Alle porte di Grottaglie, a pochissima distanza dal centro abitato, si apre uno scenario incantato in cui Storia e Natura si incontrano in uno scenario affascinante.
La gravina di San Biagio è situata sul versante orientale della città e può essere raggiunta attraverso una stradina che parte da via Don Luigi Sturzo, incontrando cespugli, rovi, alberi di olivo, sassi levigati dal tempo e lavorati dall’uomo e tracce scavate dall’incessante lavoro delle acque che attraversavano la zona alle spalle della piscina comunale.
Le tracce dell’uomo, tra ingegno e incuria
Come nelle altre gravine di Grottaglie, anche in quella di San Biagio sono evidenti le tracce dell’opera dell’uomo, in questo caso in maniera imponente: un viadotto ferroviario ed un cavalcavia stradale passano sopra i solchi e le grotte, e sono un utile traguardo per il turista o l’appassionato straniero che abbia bisogno di punti di riferimento visibili.
Ad uno degli imbocchi della gravina ci porta anche una brevissima deviazione dalla strada provinciale che unisce Grottaglie a San Marzano, con uno slargo che permette anche la sosta di qualche autovettura.
Ancora, la presenza dell’uomo è testimoniata da altre tracce un po’ meno visibili: una piccola chiesetta dedicata appunto a San Biagio, una costruzione oramai semi diroccata adibita alle lavorazioni agricole e le opere di scavo e livellamento compiute per rendere più confortevole l’utilizzo delle grotte.
Purtroppo le tracce dell’uomo non finiscono qui, perché troppo stesso la gravina ha dovuto sopportare i frutti dell’opera di stupidi incauti che hanno appiccato incendi che in pochi minuti hanno distrutto ampie parti della vegetazione spontanea e messo a rischio la fauna selvatica esistente. E dove non sono arrivati gli incendi, sin troppo evidenti solo le tracce di rifiuti e immondizia abbandonata da chi scentemente deturpa un luogo che meriterebbe ben altre attenzioni.
Lama o Gravina?
Una particolarità di questo piccolo gioiello è quello di essere indicato spesso con una doppia denominazione: Gravina di San Biagio o Lama di Penzieri. Nessun errore, in effetti in Puglia si definiscono lame i solchi erosivi poco profondi, tipici del paesaggio pugliese che convogliano le acque meteoriche verso il punto di chiusura del bacino idrografico cui appartengono e – come evidente nel nostro caso – sono denominate lame anche i tratti terminali delle gravine, termine che designa invece incisioni profonde con sponde ripide.

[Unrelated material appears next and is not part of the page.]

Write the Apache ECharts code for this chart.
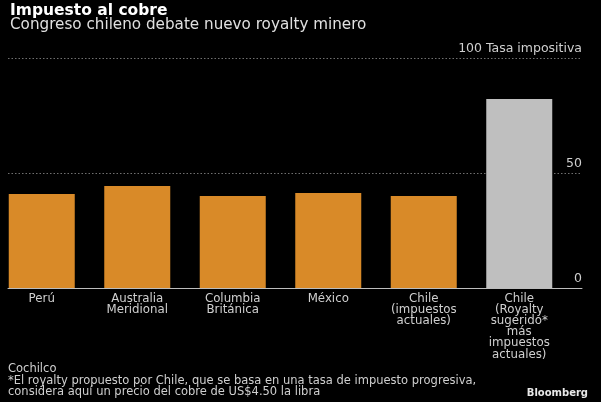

Queste particolari formazioni carsiche sono diffuse su tutto il territorio pugliese, in particolare nei territori di Bari e Taranto, con tratti più o meno lunghi e ripidi, spesso caratterizzati dalle tracce di secoli di attività umana.
Come detto, una delle caratteristiche delle lame è quella di presentare dei corsi d’acqua che però – a causa dell’elevata porosità del terreno – comportano una circolazione superficiale di piccola entità e presente solo in corrispondenza di pioggia di sufficiente intensità, mentre sono sostanzialmente asciutte in periodi normali.
Grotte e non solo
Come per altre gravine grottagliesi, anche qui la presenza di grotte testimonia non solo l’azione degli elementi naturali ma anche l’utilizzo abitativo delle stesse da parte dell’uomo, tanto che in questa zona era stabilito l’insediamento rupestre, conosciuto come Casalpiccolo, che fu uno di quelli che diede poi origine al primo nucleo di Grottaglie, come racconta la storia dello stemma cittadino.
In alcune grotte erano presenti anche affascinanti affreschi a tema religioso, purtroppo deturpati anni fa da una improvvida caccia alla “acchiatura”, con l’unico risultato di perdere per sempre un vero e proprio tesoro di arte e di fede.
A compensare i danni dell’uomo di oggi ci sono però ancora le opere dell’uomo di ieri, come nel caso della “Cripta delle Nicchie”, forse dedicata in origine a Sant’Angelo o a San Paolo Eremita. Questa grotta è caratterizzata – come dice il nome – da una decina di piccole cavità di varia forma e dimensione, realizzate lungo il muro perimetrale interno e presenta ancora qualche traccia degli antichi affreschi risalenti probabilmente alla fine del XII-XIII secolo.
Chi voglia scoprire questa oasi di pace e tranquillità immergendosi in una natura accogliente e selvaggia caratterizzata da profumi e rumori che ci cullano benevoli non deve quindi fare altro che percorrere pochi passi e ritrovarsi – quasi d’incanto – in uno dei tanti piccoli grandi gioielli del nostro territorio.